Sometimes we forget where our 'watches' come from

 

The weekend's #Groundswell protests, and the #Groundswell movement itself, were intended to highlight the plight of the New Zealand farmer under an unsympathetic regime. Instead, however, the organisers have allowed it to become easily gaslighted as something it's not. As racist, or anti-vax. 

And the important message has been lost: that it's NZ farmers who allow us to live in first-world comfort -- that it's their exported produce that allows us to buy, at not unreasonable prices, all the technology of the world. As Ludwig Von Mises explained back before electronics took over:

The inhabitants of [Switzerland] prefer to manufacture watches instead of growing wheat. Watchmaking is for them the cheapest way to acquire wheat. On the other hand the growing of wheat is the cheapest way for the Canadian farmer to acquire watches.

The lesson remains the same. To paraphrase now, for us:

The inhabitants of China prefer to manufacture electronics instead of milking cows. Electronics-making is for them the cheapest way to acquire milk. On the other hand the milking of cows is the cheapest way for the New Zealand farmer to acquire electronics. 
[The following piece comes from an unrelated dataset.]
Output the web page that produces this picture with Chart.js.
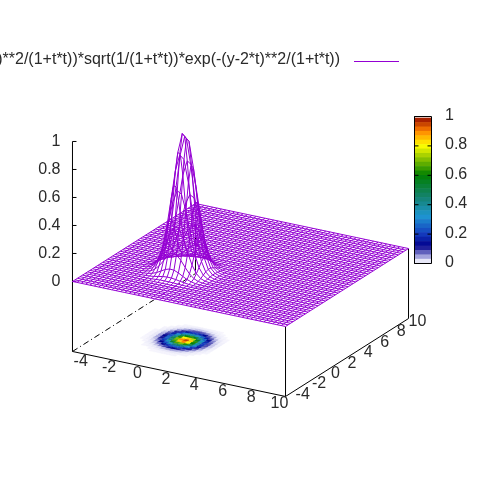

It's those dairy exports that pay our way in the world; that, more than anything else, allow the average New Zealander to, at a reasonable price, directly acquire technology that allows them to see, hear, read and interact with the whole world's movies, music, artworks, books, and communications technology  -- to each acquire the sort of library that past royalty would have envied -- and to indirectly live the sort of lifestyles that people around other parts of the world envy still. It's those dairy exports that, more than anything else we do here, make it all possible.

Perhaps some gratitude to the farmers, rather than gaslighting them, should be the response they deserve.

2 comments:

homepaddock said...

Thank you. A question those gaslighting might like to ask themselves is: how much are they willing to pay for their food? All the extra costs being piled onto farmers will eventually add to the cost of food.

Peter Cresswell said...

And also to the cost of 'watches': If the NZD is backed up only by hot air and good wishes, then *everything* we try to buy with NZD becomes more expensive!